ONE of Hove’s most striking landmarks, the British Engineerium, is on the market after its owner was jailed for a nine months.

Property developer Mike Holland, who bought the building in 2006, was found guilty of manslaughter last year when a carpenter, David Clark, who had been working on one of his properties, fell and died

The Engineerium, which is a Grade II listed building, had previously been undergoing renovation work as Mr Holland intended to re-open it as a museum and education centre.

It was reported he paid £2 million for the building and another £1 million for its contents. It is closed to the public and was being restored and extended by the British Engineerium Trust.

Now, with 33,625sqft of floor space in more than two acres of land, the site is up for sale with Oakley Property for an undisclosed sum.

It is being advertised by the estate agent as a potential space for leisure, business or education.

Chris Oakley, from Oakley Property, said: “The Engineerium is a major historic heritage site that we are very humbled to be involved with.

“It would be wonderful if a new investor could continue with the plans of the existing owner; completing the themed attraction in full, particularly as the site is very close to many primary and secondary schools.

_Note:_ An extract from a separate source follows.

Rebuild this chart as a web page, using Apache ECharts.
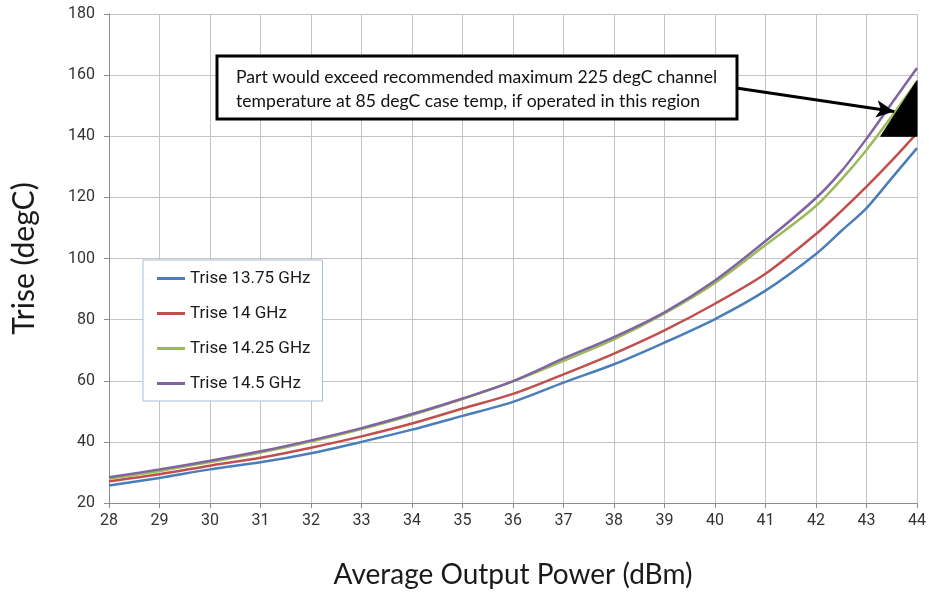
<!DOCTYPE html>
<html>
<head>
<meta charset="utf-8">
<script src="https://cdn.jsdelivr.net/npm/echarts@6/dist/echarts.min.js"></script>
<style>
  html, body { margin: 0; padding: 0; background: #fff; }
  #chart { width: 929px; height: 594px; }
</style>
</head>
<body>
<div id="chart"></div>
<script>
// Output power sweep points (dBm)
const powerDbm = [28, 29, 30, 31, 32, 33, 34, 35, 36, 37, 38, 39, 40, 41, 42, 42.5, 43, 43.5, 44];

// Temperature rise (degC) per carrier frequency
const trise1375 = [25.7, 28.2, 31.0, 33.3, 36.3, 40.0, 44.0, 48.5, 53.1, 59.4, 65.4, 72.5, 80.2, 89.5, 101.5, 109.0, 116.5, 126.3, 136.1];
const trise1400 = [27.1, 29.4, 32.2, 34.8, 38.1, 41.8, 46.0, 50.9, 55.7, 62.1, 68.9, 76.5, 85.2, 95.0, 108.0, 115.5, 123.5, 132.0, 141.0];
const trise1425 = [28.0, 30.5, 33.4, 36.5, 40.1, 44.2, 48.8, 54.0, 59.8, 66.5, 73.5, 82.0, 92.0, 104.4, 117.2, 125.8, 135.5, 146.5, 158.0];
const trise1450 = [28.4, 31.0, 33.8, 36.9, 40.5, 44.5, 49.1, 54.2, 59.9, 67.3, 74.3, 82.4, 92.8, 105.7, 119.8, 128.5, 139.2, 150.8, 162.3];

const seriesNames = ['Trise 13.75 GHz', 'Trise 14 GHz', 'Trise 14.25 GHz', 'Trise 14.5 GHz'];
const seriesValues = [trise1375, trise1400, trise1425, trise1450];
const seriesColors = ['#4a7ebb', '#c0504d', '#9bbb59', '#8064a2'];

// Region exceeding the 225 degC channel limit at 85 degC case (dBm, degC)
const overLimitZone = [[43.28, 140], [44, 158.2], [44, 140]];
// Callout arrow: from the note box to the region (dBm, degC)
const calloutArrow = [[40.42, 155.8], [43.55, 148.1]];

const noteLines = [
  'Part would exceed recommended maximum 225 degC channel',
  'temperature at 85 degC case temp, if operated in this region'
];

const xTicks = { min: 28, max: 44, interval: 1 };
const yTicks = { min: 20, max: 180, interval: 20 };

const titleFont = 'Lato';

const chart = echarts.init(document.getElementById('chart'), null, { renderer: 'canvas' });

const lineSeries = seriesNames.map((name, i) => ({
  name: name,
  type: 'line',
  data: powerDbm.map((p, k) => [p, seriesValues[i][k]]),
  symbol: 'none',
  smooth: 0.3,
  lineStyle: { color: seriesColors[i], width: 2.5 },
  itemStyle: { color: seriesColors[i] },
  emphasis: { disabled: true },
  z: 3
}));

const option = {
  animation: false,
  backgroundColor: '#fff',
  grid: { left: 109, right: 11, top: 14, bottom: 90, containLabel: false },
  legend: {
    data: seriesNames.map((n) => ({ name: n, icon: 'rect' })),
    orient: 'vertical',
    left: 143,
    top: 260,
    padding: [10, 12, 9, 14],
    itemWidth: 28,
    itemHeight: 3,
    itemGap: 18,
    backgroundColor: '#fff',
    borderColor: '#a7bfdc',
    borderWidth: 1,
    borderRadius: 0,
    textStyle: { fontFamily: 'Roboto', fontSize: 17, color: '#1a1a1a', lineHeight: 14 },
    selectedMode: false
  },
  xAxis: {
    type: 'value',
    min: xTicks.min,
    max: xTicks.max,
    interval: xTicks.interval,
    name: 'Average Output Power (dBm)',
    nameLocation: 'middle',
    nameGap: 58,
    nameTextStyle: { fontFamily: titleFont, fontSize: 28, color: '#1a1a1a' },
    axisLine: { show: true, onZero: false, lineStyle: { color: '#8c8c8c', width: 1 } },
    axisTick: { show: true, length: 5, lineStyle: { color: '#8c8c8c' } },
    axisLabel: { fontFamily: 'Roboto', fontSize: 16, color: '#333', margin: 10 },
    splitLine: { show: true, lineStyle: { color: '#c4c4c4', width: 1 } }
  },
  yAxis: {
    type: 'value',
    min: yTicks.min,
    max: yTicks.max,
    interval: yTicks.interval,
    name: 'Trise (degC)',
    nameLocation: 'middle',
    nameGap: 70,
    nameRotate: 90,
    nameTextStyle: { fontFamily: titleFont, fontSize: 30, color: '#1a1a1a' },
    axisLine: { show: true, lineStyle: { color: '#8c8c8c', width: 1 } },
    axisTick: { show: true, length: 5, lineStyle: { color: '#8c8c8c' } },
    axisLabel: { fontFamily: 'Roboto', fontSize: 16, color: '#333', margin: 14 },
    splitLine: { show: true, lineStyle: { color: '#c4c4c4', width: 1 } }
  },
  series: lineSeries.concat([
    {
      name: 'over-limit',
      type: 'custom',
      silent: true,
      z: 4,
      data: [0],
      renderItem: function (params, api) {
        const pts = overLimitZone.map(p => api.coord(p));
        return {
          type: 'polygon',
          shape: { points: pts },
          style: { fill: '#000', stroke: '#000', lineWidth: 1 }
        };
      }
    },
    {
      name: 'callout',
      type: 'line',
      data: [],
      silent: true,
      z: 6,
      markLine: {
        silent: true,
        animation: false,
        symbol: ['none', 'arrow'],
        symbolSize: [13, 18],
        label: { show: false },
        emphasis: { disabled: true },
        lineStyle: { color: '#000', width: 3, type: 'solid' },
        data: [[{ coord: calloutArrow[0] }, { coord: calloutArrow[1] }]]
      }
    }
  ]),
  graphic: [
    {
      type: 'rect',
      z: 100,
      shape: { x: 217, y: 56, width: 520, height: 63 },
      style: { fill: '#fff', stroke: '#000', lineWidth: 3 }
    },
    {
      type: 'text',
      z: 101,
      x: 236, y: 77,
      style: { text: noteLines[0], fontFamily: titleFont, fontSize: 17.6, fill: '#111', verticalAlign: 'middle' }
    },
    {
      type: 'text',
      z: 101,
      x: 236, y: 101,
      style: { text: noteLines[1], fontFamily: titleFont, fontSize: 17.6, fill: '#111', verticalAlign: 'middle' }
    }
  ]
};

chart.setOption(option);
</script>
</body>
</html>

“The steam engines and other parts of the original buildings are Grade II listed and must remain, however, the site does also lend itself well to other uses such as an inspiring media centre, or a unique multi concession leisure and dining experience.”

The buildings date back to the 19th century, when the site opened as the Goldstone Pumping Station to provide homes with clean water.

It was designed by engineer Thomas Hawkesley who, during his career, campaigned for and completed some 150 water supply schemes.

By 1872 the station was pumping 12,000,000 litres of water every day and made a huge contribution to the health and wellbeing of the population. The site continues to provide water drawn up through the chalk tunnels Mr Hawkesley excavated.